The task:
Skip the pictures and quote all of the lines exactly.

------------------------

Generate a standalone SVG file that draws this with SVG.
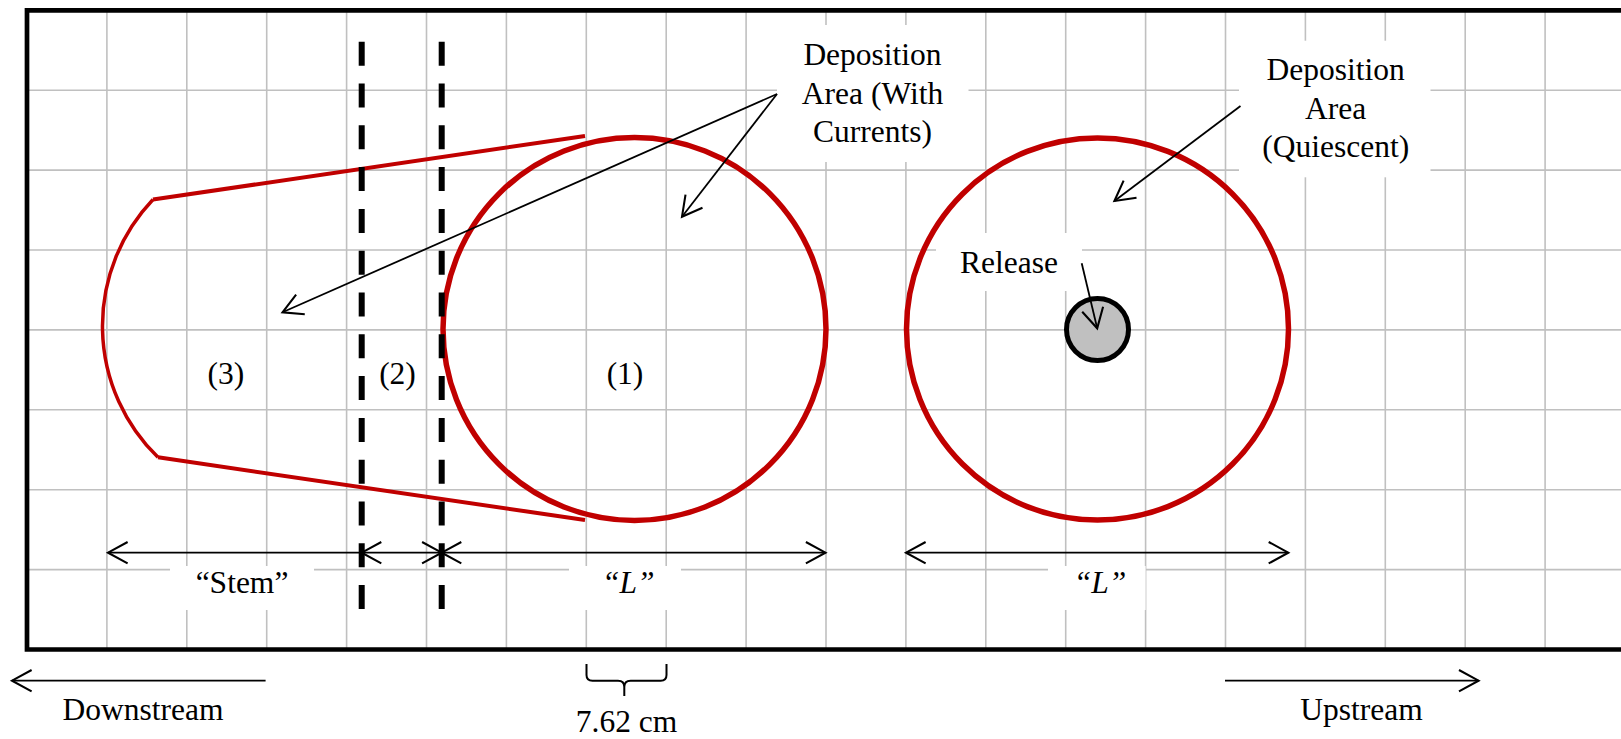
<svg xmlns="http://www.w3.org/2000/svg" width="1621" height="739" viewBox="0 0 1621 739">
<style>
.grid{stroke:#c0c0c0;stroke-width:1.6;fill:none}
.box{fill:#fff;stroke:none}
.red{fill:none;stroke:#c00000}
.dash{stroke:#000;stroke-width:6;stroke-dasharray:24 17.8;fill:none}
.arr{stroke:#000;stroke-width:1.8;fill:none}
.t{font-family:"Liberation Serif","Times New Roman",serif;font-size:31.5px;fill:#000;text-anchor:middle}
.it{font-style:italic}
</style>
<defs>
<marker id="ah" markerUnits="userSpaceOnUse" markerWidth="30" markerHeight="30" viewBox="-22 -13 26 26" refX="0" refY="0" orient="auto-start-reverse">
<path d="M-17,-9.3 L0,0 L-17,9.3" fill="none" stroke="#000" stroke-width="1.8"/>
</marker>
</defs>
<rect width="1621" height="739" fill="#fff"/>
<g id="grid">
<path class="grid" d="M106.9,10.3V649.5M186.8,10.3V649.5M266.7,10.3V649.5M346.6,10.3V649.5M426.5,10.3V649.5M506.4,10.3V649.5M586.3,10.3V649.5M666.2,10.3V649.5M746.1,10.3V649.5M826,10.3V649.5M905.9,10.3V649.5M985.8,10.3V649.5M1065.7,10.3V649.5M1145.6,10.3V649.5M1225.5,10.3V649.5M1305.4,10.3V649.5M1385.3,10.3V649.5M1465.2,10.3V649.5M1545.1,10.3V649.5M27,90.2H1621M27,170.1H1621M27,250H1621M27,329.9H1621M27,409.8H1621M27,489.7H1621M27,569.6H1621"/>
</g>
<g id="label-boxes">
<rect class="box" x="777" y="25" width="191.5" height="137"/>
<rect class="box" x="1239" y="40.7" width="191.5" height="136.6"/>
<rect class="box" x="936" y="233" width="146" height="58"/>
<rect class="box" x="170" y="566" width="144" height="44"/>
<rect class="box" x="569" y="566" width="112" height="44"/>
<rect class="box" x="1048" y="566" width="97.6" height="44"/>
</g>
<g id="stem-zone">
<path class="red" stroke-width="4" d="M153,199.5L585,136"/>
<path class="red" stroke-width="4" d="M158,457.3L585,520"/>
<path class="red" stroke-width="3.5" d="M153,199.5A183.3,183.3 0 0 0 158,457.3"/>
</g>
<g id="deposition-currents-circle">
<circle class="red" stroke-width="5.5" cx="634.5" cy="329" r="191.5"/>
</g>
<g id="deposition-quiescent-circle">
<circle class="red" stroke-width="5.5" cx="1097.5" cy="329" r="191"/>
</g>
<g id="release">
<circle cx="1097.5" cy="329.5" r="31" fill="#c0c0c0" stroke="#000" stroke-width="5"/>
</g>
<g id="zone-boundaries">
<path class="dash" d="M361.7,41.7V610"/>
<path class="dash" d="M441.7,41.7V610"/>
</g>
<g id="frame">
<path d="M1625,10.3H27V649.5H1625" fill="none" stroke="#000" stroke-width="4.7"/>
</g>
<g id="connectors">
<path class="arr" marker-end="url(#ah)" d="M777,94L282.5,312.3"/>
<path class="arr" marker-end="url(#ah)" d="M777,94L682,216.7"/>
<path class="arr" marker-end="url(#ah)" d="M1240.5,106L1114.4,201"/>
<path class="arr" marker-end="url(#ah)" d="M1081.7,263.3L1097.2,328.3"/>
<path class="arr" marker-start="url(#ah)" d="M108,552.7H361.7"/>
<path class="arr" marker-start="url(#ah)" marker-end="url(#ah)" d="M361.7,552.7H441.7"/>
<path class="arr" marker-start="url(#ah)" marker-end="url(#ah)" d="M441.7,552.7H825.5"/>
<path class="arr" marker-start="url(#ah)" marker-end="url(#ah)" d="M906,552.7H1288.3"/>
<path class="arr" marker-end="url(#ah)" d="M265.6,680.7H12"/>
<path class="arr" marker-end="url(#ah)" d="M1225,680.7H1478.6"/>
<path d="M586.5,664V675Q586.5,680.7 592.5,680.7H618Q624.3,680.7 624.3,687V696M624.3,687Q624.3,680.7 630.6,680.7H660.7Q666.5,680.7 666.5,675V664" fill="none" stroke="#000" stroke-width="2"/>
</g>
<g id="label-currents">
<text class="t" x="872.5" y="65">Deposition</text>
<text class="t" x="872.5" y="104">Area (With</text>
<text class="t" x="872.5" y="142">Currents)</text>
</g>
<g id="label-quiescent">
<text class="t" x="1335.7" y="80">Deposition</text>
<text class="t" x="1335.7" y="118.5">Area</text>
<text class="t" x="1335.7" y="157">(Quiescent)</text>
</g>
<g id="label-release"><text class="t" x="1009" y="272.7">Release</text></g>
<g id="label-zones">
<text class="t" x="225.8" y="384.3">(3)</text>
<text class="t" x="397.5" y="384.3">(2)</text>
<text class="t" x="625" y="384.3">(1)</text>
</g>
<g id="label-dimensions">
<text class="t" x="242" y="593">“Stem”</text>
<text class="t it" x="628.3" y="592.7">“L”</text>
<text class="t it" x="1100" y="592.7">“L”</text>
<text class="t" x="626.5" y="732">7.62 cm</text>
</g>
<g id="label-flow">
<text class="t" x="143" y="720">Downstream</text>
<text class="t" x="1361.5" y="720">Upstream</text>
</g>
</svg>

------------------------

Written solution:
Generate a standalone SVG file that draws this with SVG.
<svg xmlns="http://www.w3.org/2000/svg" width="1621" height="739" viewBox="0 0 1621 739">
<style>
.grid{stroke:#c0c0c0;stroke-width:1.6;fill:none}
.box{fill:#fff;stroke:none}
.red{fill:none;stroke:#c00000}
.dash{stroke:#000;stroke-width:6;stroke-dasharray:24 17.8;fill:none}
.arr{stroke:#000;stroke-width:1.8;fill:none}
.t{font-family:"Liberation Serif","Times New Roman",serif;font-size:31.5px;fill:#000;text-anchor:middle}
.it{font-style:italic}
</style>
<defs>
<marker id="ah" markerUnits="userSpaceOnUse" markerWidth="30" markerHeight="30" viewBox="-22 -13 26 26" refX="0" refY="0" orient="auto-start-reverse">
<path d="M-17,-9.3 L0,0 L-17,9.3" fill="none" stroke="#000" stroke-width="1.8"/>
</marker>
</defs>
<rect width="1621" height="739" fill="#fff"/>
<g id="grid">
<path class="grid" d="M106.9,10.3V649.5M186.8,10.3V649.5M266.7,10.3V649.5M346.6,10.3V649.5M426.5,10.3V649.5M506.4,10.3V649.5M586.3,10.3V649.5M666.2,10.3V649.5M746.1,10.3V649.5M826,10.3V649.5M905.9,10.3V649.5M985.8,10.3V649.5M1065.7,10.3V649.5M1145.6,10.3V649.5M1225.5,10.3V649.5M1305.4,10.3V649.5M1385.3,10.3V649.5M1465.2,10.3V649.5M1545.1,10.3V649.5M27,90.2H1621M27,170.1H1621M27,250H1621M27,329.9H1621M27,409.8H1621M27,489.7H1621M27,569.6H1621"/>
</g>
<g id="label-boxes">
<rect class="box" x="777" y="25" width="191.5" height="137"/>
<rect class="box" x="1239" y="40.7" width="191.5" height="136.6"/>
<rect class="box" x="936" y="233" width="146" height="58"/>
<rect class="box" x="170" y="566" width="144" height="44"/>
<rect class="box" x="569" y="566" width="112" height="44"/>
<rect class="box" x="1048" y="566" width="97.6" height="44"/>
</g>
<g id="stem-zone">
<path class="red" stroke-width="4" d="M153,199.5L585,136"/>
<path class="red" stroke-width="4" d="M158,457.3L585,520"/>
<path class="red" stroke-width="3.5" d="M153,199.5A183.3,183.3 0 0 0 158,457.3"/>
</g>
<g id="deposition-currents-circle">
<circle class="red" stroke-width="5.5" cx="634.5" cy="329" r="191.5"/>
</g>
<g id="deposition-quiescent-circle">
<circle class="red" stroke-width="5.5" cx="1097.5" cy="329" r="191"/>
</g>
<g id="release">
<circle cx="1097.5" cy="329.5" r="31" fill="#c0c0c0" stroke="#000" stroke-width="5"/>
</g>
<g id="zone-boundaries">
<path class="dash" d="M361.7,41.7V610"/>
<path class="dash" d="M441.7,41.7V610"/>
</g>
<g id="frame">
<path d="M1625,10.3H27V649.5H1625" fill="none" stroke="#000" stroke-width="4.7"/>
</g>
<g id="connectors">
<path class="arr" marker-end="url(#ah)" d="M777,94L282.5,312.3"/>
<path class="arr" marker-end="url(#ah)" d="M777,94L682,216.7"/>
<path class="arr" marker-end="url(#ah)" d="M1240.5,106L1114.4,201"/>
<path class="arr" marker-end="url(#ah)" d="M1081.7,263.3L1097.2,328.3"/>
<path class="arr" marker-start="url(#ah)" d="M108,552.7H361.7"/>
<path class="arr" marker-start="url(#ah)" marker-end="url(#ah)" d="M361.7,552.7H441.7"/>
<path class="arr" marker-start="url(#ah)" marker-end="url(#ah)" d="M441.7,552.7H825.5"/>
<path class="arr" marker-start="url(#ah)" marker-end="url(#ah)" d="M906,552.7H1288.3"/>
<path class="arr" marker-end="url(#ah)" d="M265.6,680.7H12"/>
<path class="arr" marker-end="url(#ah)" d="M1225,680.7H1478.6"/>
<path d="M586.5,664V675Q586.5,680.7 592.5,680.7H618Q624.3,680.7 624.3,687V696M624.3,687Q624.3,680.7 630.6,680.7H660.7Q666.5,680.7 666.5,675V664" fill="none" stroke="#000" stroke-width="2"/>
</g>
<g id="label-currents">
<text class="t" x="872.5" y="65">Deposition</text>
<text class="t" x="872.5" y="104">Area (With</text>
<text class="t" x="872.5" y="142">Currents)</text>
</g>
<g id="label-quiescent">
<text class="t" x="1335.7" y="80">Deposition</text>
<text class="t" x="1335.7" y="118.5">Area</text>
<text class="t" x="1335.7" y="157">(Quiescent)</text>
</g>
<g id="label-release"><text class="t" x="1009" y="272.7">Release</text></g>
<g id="label-zones">
<text class="t" x="225.8" y="384.3">(3)</text>
<text class="t" x="397.5" y="384.3">(2)</text>
<text class="t" x="625" y="384.3">(1)</text>
</g>
<g id="label-dimensions">
<text class="t" x="242" y="593">“Stem”</text>
<text class="t it" x="628.3" y="592.7">“L”</text>
<text class="t it" x="1100" y="592.7">“L”</text>
<text class="t" x="626.5" y="732">7.62 cm</text>
</g>
<g id="label-flow">
<text class="t" x="143" y="720">Downstream</text>
<text class="t" x="1361.5" y="720">Upstream</text>
</g>
</svg>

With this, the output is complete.